━━━━━ Recorded data
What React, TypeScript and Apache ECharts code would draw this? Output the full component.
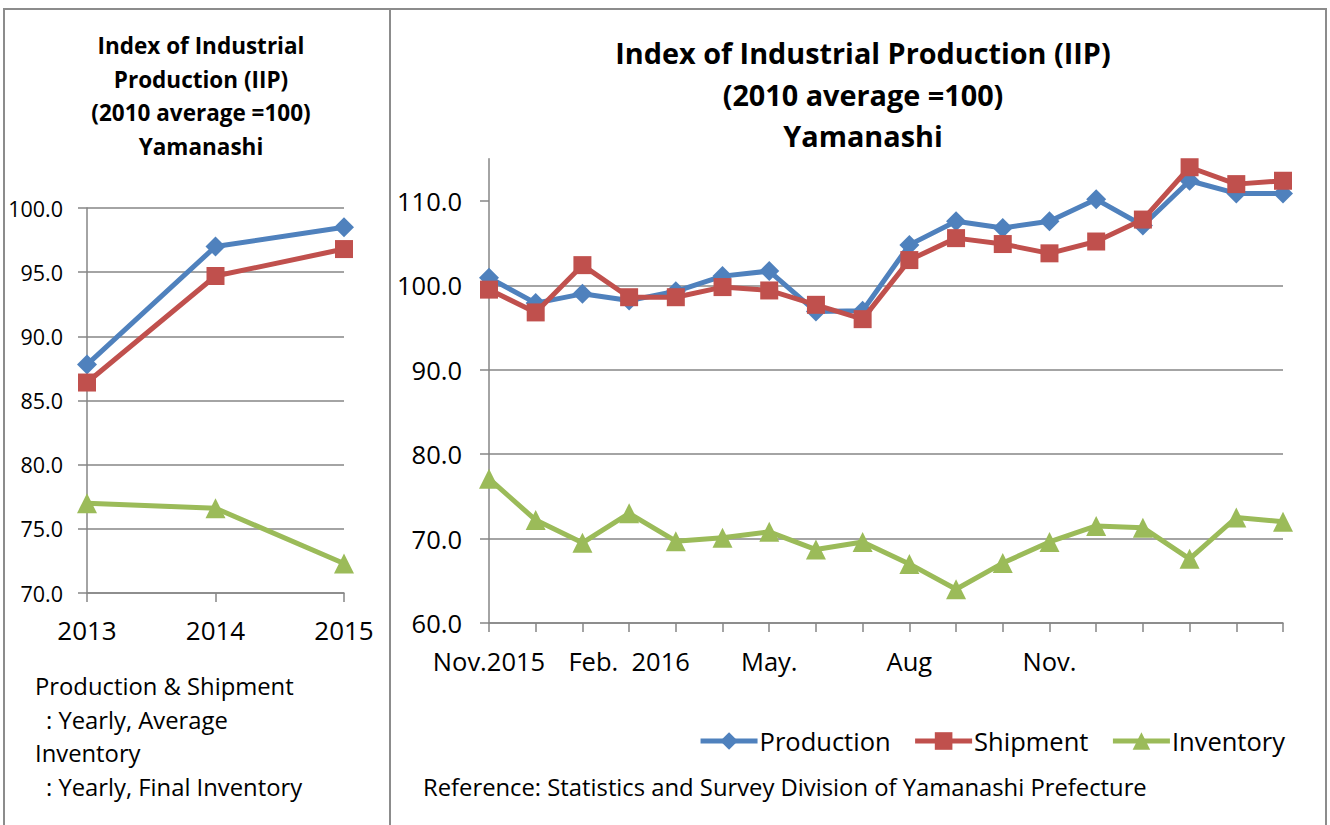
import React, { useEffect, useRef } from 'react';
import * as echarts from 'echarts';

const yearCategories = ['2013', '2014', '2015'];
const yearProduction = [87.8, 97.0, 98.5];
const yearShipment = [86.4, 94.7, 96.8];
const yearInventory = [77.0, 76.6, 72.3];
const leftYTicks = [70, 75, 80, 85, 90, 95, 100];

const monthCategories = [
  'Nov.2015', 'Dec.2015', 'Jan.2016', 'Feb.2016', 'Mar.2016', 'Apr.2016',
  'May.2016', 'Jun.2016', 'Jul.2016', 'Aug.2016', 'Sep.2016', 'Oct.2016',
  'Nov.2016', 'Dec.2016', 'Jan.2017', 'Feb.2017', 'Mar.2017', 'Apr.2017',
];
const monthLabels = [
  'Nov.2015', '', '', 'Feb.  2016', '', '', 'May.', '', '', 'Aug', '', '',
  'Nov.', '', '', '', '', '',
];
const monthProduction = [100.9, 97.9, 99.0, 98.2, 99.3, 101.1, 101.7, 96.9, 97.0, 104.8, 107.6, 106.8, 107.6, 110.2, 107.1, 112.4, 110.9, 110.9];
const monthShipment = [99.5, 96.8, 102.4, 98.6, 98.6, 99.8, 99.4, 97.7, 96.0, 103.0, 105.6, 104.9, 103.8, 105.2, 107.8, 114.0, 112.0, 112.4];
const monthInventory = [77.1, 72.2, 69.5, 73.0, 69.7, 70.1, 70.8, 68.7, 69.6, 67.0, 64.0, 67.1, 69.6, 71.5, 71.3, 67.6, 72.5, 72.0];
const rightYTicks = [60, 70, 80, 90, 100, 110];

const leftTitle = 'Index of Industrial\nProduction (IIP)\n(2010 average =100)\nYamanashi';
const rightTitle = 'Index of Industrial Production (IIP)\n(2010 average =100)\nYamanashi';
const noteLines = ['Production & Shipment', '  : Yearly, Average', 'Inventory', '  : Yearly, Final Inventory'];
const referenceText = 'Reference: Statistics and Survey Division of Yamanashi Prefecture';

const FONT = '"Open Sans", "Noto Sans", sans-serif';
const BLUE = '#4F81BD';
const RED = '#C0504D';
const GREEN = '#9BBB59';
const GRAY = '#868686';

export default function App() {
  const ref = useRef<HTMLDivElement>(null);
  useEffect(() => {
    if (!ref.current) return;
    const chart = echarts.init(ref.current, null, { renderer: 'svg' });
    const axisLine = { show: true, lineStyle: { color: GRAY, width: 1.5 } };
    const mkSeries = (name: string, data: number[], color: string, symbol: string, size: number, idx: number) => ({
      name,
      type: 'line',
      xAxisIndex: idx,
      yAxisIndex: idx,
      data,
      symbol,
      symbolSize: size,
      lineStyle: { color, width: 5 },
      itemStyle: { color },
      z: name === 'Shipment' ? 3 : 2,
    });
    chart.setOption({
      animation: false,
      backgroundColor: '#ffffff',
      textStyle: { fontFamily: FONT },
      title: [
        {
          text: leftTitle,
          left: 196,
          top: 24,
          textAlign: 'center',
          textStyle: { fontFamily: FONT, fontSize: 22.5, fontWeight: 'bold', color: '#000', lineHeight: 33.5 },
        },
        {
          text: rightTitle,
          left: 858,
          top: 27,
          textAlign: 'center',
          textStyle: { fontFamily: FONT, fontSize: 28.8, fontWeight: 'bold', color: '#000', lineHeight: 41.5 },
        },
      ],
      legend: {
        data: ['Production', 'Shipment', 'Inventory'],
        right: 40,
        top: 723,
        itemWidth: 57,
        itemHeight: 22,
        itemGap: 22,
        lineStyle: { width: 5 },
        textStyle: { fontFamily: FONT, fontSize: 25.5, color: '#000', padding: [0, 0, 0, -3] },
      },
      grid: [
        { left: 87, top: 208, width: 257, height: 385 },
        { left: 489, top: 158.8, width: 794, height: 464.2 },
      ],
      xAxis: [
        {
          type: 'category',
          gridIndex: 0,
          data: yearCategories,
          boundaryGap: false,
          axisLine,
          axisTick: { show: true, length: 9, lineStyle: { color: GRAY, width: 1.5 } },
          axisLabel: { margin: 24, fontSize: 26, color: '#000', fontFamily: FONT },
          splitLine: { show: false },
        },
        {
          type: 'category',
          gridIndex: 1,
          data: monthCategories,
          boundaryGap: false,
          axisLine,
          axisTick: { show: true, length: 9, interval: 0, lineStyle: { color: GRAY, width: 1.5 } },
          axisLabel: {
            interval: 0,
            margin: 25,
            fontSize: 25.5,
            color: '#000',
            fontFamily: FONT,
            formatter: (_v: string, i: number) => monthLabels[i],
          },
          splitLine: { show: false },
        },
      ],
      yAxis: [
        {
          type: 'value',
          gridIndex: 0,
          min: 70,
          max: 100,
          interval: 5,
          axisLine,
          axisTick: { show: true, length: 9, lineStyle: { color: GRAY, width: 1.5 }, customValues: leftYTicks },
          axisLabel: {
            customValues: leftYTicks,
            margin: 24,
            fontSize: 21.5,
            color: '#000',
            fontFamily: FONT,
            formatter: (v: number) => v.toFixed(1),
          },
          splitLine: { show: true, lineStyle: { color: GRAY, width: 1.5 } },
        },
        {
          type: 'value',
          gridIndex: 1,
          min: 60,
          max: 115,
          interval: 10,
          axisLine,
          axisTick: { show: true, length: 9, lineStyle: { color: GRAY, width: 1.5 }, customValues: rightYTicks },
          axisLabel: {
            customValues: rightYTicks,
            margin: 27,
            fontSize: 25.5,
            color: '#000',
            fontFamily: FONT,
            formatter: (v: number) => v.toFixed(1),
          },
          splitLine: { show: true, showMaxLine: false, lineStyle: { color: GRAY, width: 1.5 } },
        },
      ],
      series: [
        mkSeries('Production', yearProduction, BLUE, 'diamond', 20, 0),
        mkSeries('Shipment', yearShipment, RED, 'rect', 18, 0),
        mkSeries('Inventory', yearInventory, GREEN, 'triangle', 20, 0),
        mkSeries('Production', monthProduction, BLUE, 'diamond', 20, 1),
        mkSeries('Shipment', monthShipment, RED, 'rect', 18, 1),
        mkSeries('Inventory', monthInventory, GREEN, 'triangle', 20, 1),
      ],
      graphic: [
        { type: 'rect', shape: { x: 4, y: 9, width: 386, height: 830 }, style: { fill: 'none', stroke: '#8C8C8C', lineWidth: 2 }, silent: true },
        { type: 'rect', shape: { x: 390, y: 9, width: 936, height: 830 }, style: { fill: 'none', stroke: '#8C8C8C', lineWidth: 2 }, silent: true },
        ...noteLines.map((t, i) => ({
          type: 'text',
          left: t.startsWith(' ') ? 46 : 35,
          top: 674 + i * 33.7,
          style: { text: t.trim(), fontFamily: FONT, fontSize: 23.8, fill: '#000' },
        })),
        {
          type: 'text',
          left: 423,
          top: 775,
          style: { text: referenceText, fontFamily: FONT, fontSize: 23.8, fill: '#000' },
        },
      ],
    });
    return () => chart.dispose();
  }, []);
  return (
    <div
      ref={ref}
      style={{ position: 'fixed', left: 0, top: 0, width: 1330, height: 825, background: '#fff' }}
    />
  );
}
━━━━━━━━━━
▸ Exercise:
Return, unchanged, the lines from the first line of the material through the line that holds "import * as echarts from 'echarts';", inclusive, omitting pictures.

▸ Answer to this problem:
What React, TypeScript and Apache ECharts code would draw this? Output the full component.
import React, { useEffect, useRef } from 'react';
import * as echarts from 'echarts';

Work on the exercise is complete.